The answer to the last question might be "last Friday" (that is, August 7, 2020). On that day, the US Court of Appeals for the District of Columbia Circuit ruled that the House of Representatives can pursue its lawsuit to compel former White House Counsel Don McGahn to testify before the Judiciary Committee. I have no idea about what will happen with that, but here's how we get to the math part.

1. A district court judge ruled that the House suit could proceed.

2. A three-judge panel at the DC Circuit ruled 2-1 that it could not.

3. The House appealed for an en banc hearing of the whole court.

4. After two of the eleven judges recused themselves, the remaining nine heard the case.

5. The full court ruled 7-2, with the two original judges who voted to dismiss in the minority.

Arguably, any three-judge panel that did not include both of those judges would have ruled differently in the initial appeal.

I learned about this from the Cafe Insider Podcast, hosted by Preet Bharara <>and Anne Milgram, who wondered about the odds of this.

So: What's the probability that such a panel would be been selected?

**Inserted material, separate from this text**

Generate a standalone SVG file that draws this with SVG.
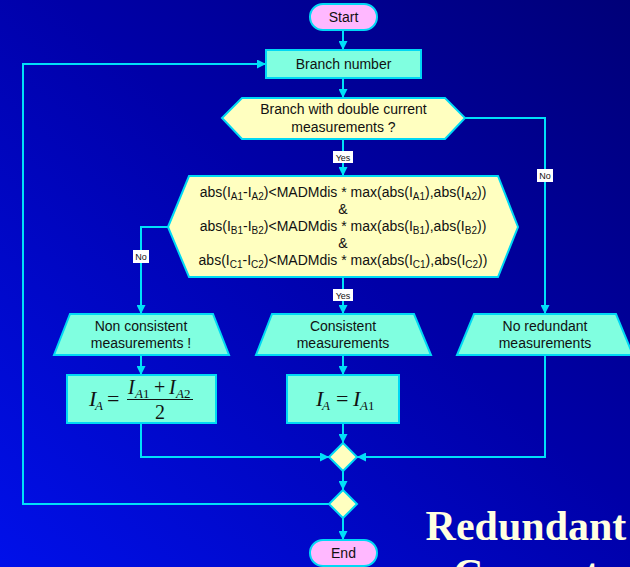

Well, it's exactly the same problem as our urns and marbles!

So let's figure it out.

We can list the possible combinations of marbles (or judges) that would include both the green ones: GGY, GYG, and YGG. It seems intuitive that the probability of any of those should be the same. That intuition is correct, so we won't prove that here.

So let's focus on the first possibility. If we think about picking the marbles out of the urn one at a time, the probability of getting a green one on the first draw is 2/9 or two out of nine, because there are two green ones out of a total of nine.

Now there are eight left, and the probability of getting the other green marble is 1/8, for the same reason.

So 2/9 of the time we get a first green one, and 1/8 of the time after that we get the other green one. These are what are called "independent events", because they don't have anything to do with each other, and when you've got independent events you can multiply the probabilities. So 2/9 * 1/8 = 2/72 (As Tom Lehrer might say, "'Fractions? I didn't know there would be fractions!' I hear you cry.")

And we've got three ways that can work out: GGY, GYG, YGG. That's three possibilities with the same probability, and 3 * 2/72 is 6/72, which reduces to 1/12.

If we want to say this as odds, we give it as a ratio of the number of times a thing happens vs. the number of times it doesn't. A probability of 1/12 has one time where it happens and eleven where it doesn't (on average), so the odds would be 1:11 in favor, or 11:1 against.

Thanks to my brother-in-law for this approach to it. I solved it a different way at first, but his approach is easier to follow, I think.